Argentine newspaper Ambito had reported earlier on Tuesday, citing sources, that the World Bank was readying the guarantee-backed financing package.
The outlet also reported the Inter-American Development Bank was considering a guarantee for Argentina of up to $550 million, and that the Development Bank of Latin America and the Caribbean (CAF) was looking at another $500 million in support.
DEAL DETAILS
• The World Bank’s guarantee-backed financing package combines a policy-based guarantee from the International Bank for Reconstruction and Development with a guarantee from the Multilateral Investment Guarantee Agency, the bank said in a statement.
• The supported commercial loan has a six-year term, with a three-year grace period.
• The guarantee-backed financing package is due to support reforms to mobilize private capital for infrastructure, strengthen market competition and improve the business climate for companies.
• The guarantees will cover 95% of debt service payments on the supported commercial loan, allowing Argentina to reduce financing costs and strengthen public debt management.
• “We are committed to supporting Argentina’s macroeconomic stabilization and its growth-oriented reform agenda,” Susana Cordeiro Guerra, the World Bank’s vice president for Latin America and the Caribbean, said in a statement.

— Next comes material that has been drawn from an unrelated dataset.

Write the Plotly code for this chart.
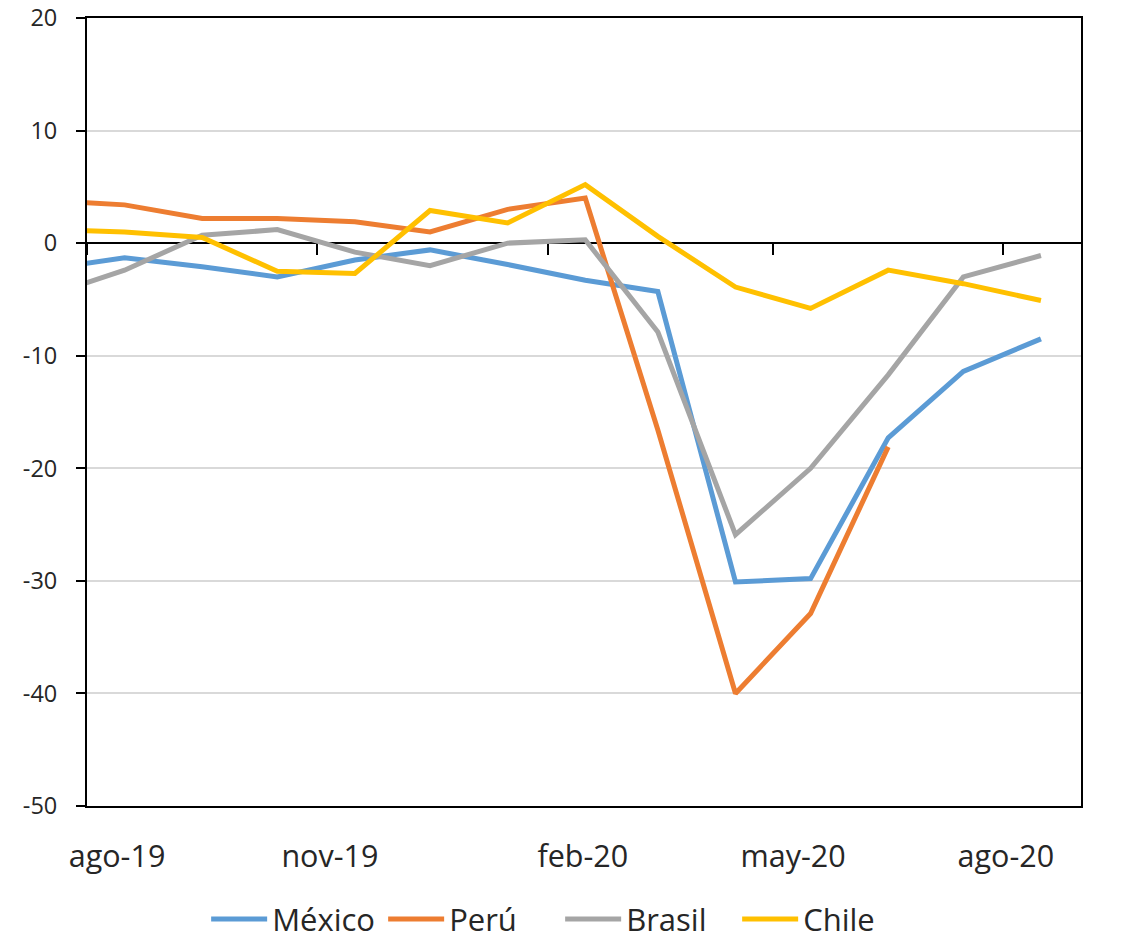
import plotly.graph_objects as go

months = ["2019-07-16", "2019-08-16", "2019-09-16", "2019-10-16", "2019-11-16", "2019-12-16",
          "2020-01-16", "2020-02-16", "2020-03-16", "2020-04-16", "2020-05-16", "2020-06-16",
          "2020-07-16", "2020-08-16"]
mexico = [-2.3, -1.3, -2.1, -3.0, -1.5, -0.6, -1.9, -3.3, -4.3, -30.1, -29.8, -17.3, -11.4, -8.5]
peru = [3.8, 3.4, 2.2, 2.2, 1.9, 1.0, 3.0, 4.0, -16.6, -40.0, -32.9, -18.1, None, None]
brasil = [-4.7, -2.4, 0.7, 1.2, -0.8, -2.0, 0.0, 0.3, -7.9, -25.9, -20.0, -11.7, -3.0, -1.1]
chile = [1.2, 1.0, 0.5, -2.5, -2.7, 2.9, 1.8, 5.2, 0.6, -3.9, -5.8, -2.4, -3.6, -5.1]

series_names = ["México", "Perú", "Brasil", "Chile"]
series_colors = ["#5B9BD5", "#ED7D31", "#A5A5A5", "#FFC000"]

tick_dates = ["2019-08-13", "2019-11-06", "2020-02-15", "2020-05-09", "2020-08-02"]
tick_labels = ["ago-19", "nov-19", "feb-20", "may-20", "ago-20"]

y_ticks = [20, 10, 0, -10, -20, -30, -40, -50]
y_tick_labels = ["20", "10", "0", "-10", "-20", "-30", "-40", "-50"]

FONT = "Open Sans"

fig = go.Figure()
for name, vals, col in zip(series_names, [mexico, peru, brasil, chile], series_colors):
    fig.add_trace(go.Scatter(x=months, y=vals, name=name, mode="lines",
                             line=dict(color=col, width=5), connectgaps=False))

# invisible helper trace so the zero-crossing axis is drawn
fig.add_trace(go.Scatter(x=[months[0]], y=[None], xaxis="x2", showlegend=False,
                         hoverinfo="skip", mode="lines"))

xrange = ["2019-08-01", "2020-09-01"]

fig.update_layout(
    width=1116, height=933,
    margin=dict(l=79, r=43, t=10, b=135, autoexpand=False),
    paper_bgcolor="white", plot_bgcolor="white",
    font=dict(family=FONT, color="#262626"),
    showlegend=True,
    legend=dict(orientation="h", x=0.476, xanchor="center", y=-0.144, yanchor="middle",
                font=dict(size=31, family=FONT, color="#262626"),
                itemwidth=56, entrywidth=106, entrywidthmode="pixels",
                traceorder="normal", bgcolor="rgba(0,0,0,0)"),
    xaxis=dict(type="date", range=xrange, showgrid=False, zeroline=False,
               showline=True, mirror=True, linecolor="black", linewidth=2,
               ticks="", tickvals=tick_dates, ticktext=tick_labels,
               tickfont=dict(size=30.5, family=FONT, color="#262626"),
               ticklabelstandoff=22, ticklabeloverflow="allow"),
    xaxis2=dict(type="date", range=xrange, overlaying="x", anchor="free",
                position=50 / 70, side="bottom", showgrid=False, zeroline=False,
                showline=True, linecolor="black", linewidth=2,
                ticks="outside", ticklen=11, tickwidth=2, tickcolor="black",
                tick0="2019-08-01", dtick="M3", showticklabels=False,
                layer="below traces"),
    yaxis=dict(range=[-50, 20], tickvals=y_ticks, ticktext=y_tick_labels,
               showgrid=True, gridcolor="#D9D9D9",
               gridwidth=1.5, zeroline=False, showline=True, mirror=True,
               linecolor="black", linewidth=2, ticks="outside", ticklen=9,
               tickwidth=2, tickcolor="black",
               tickfont=dict(size=23.5, family=FONT, color="#262626"),
               ticklabelstandoff=14, ticklabeloverflow="allow"),
)

fig.write_html("out.html")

• The World Bank said in April that it was working to provide the South American country with a $2 billion plan to refinance its debt.
• The CAF on Tuesday also announced that it will provide a $400 million loan to Argentina’s Pan American Energy to finance the company’s natural gas operations and expand production.
• On June 11, the credit rating agency S&P raised Argentina’s long-term foreign-currency sovereign debt rating from CCC+ to B- and maintained its outlook as stable.
• “With the confirmation of the guarantee package approved by the World Bank, the economic team can consider this year’s financing program closed, securing a key liquidity bridge that clears upcoming financial commitments,” said Eric Ritondale, an economist at Argentine investment management firm Puente.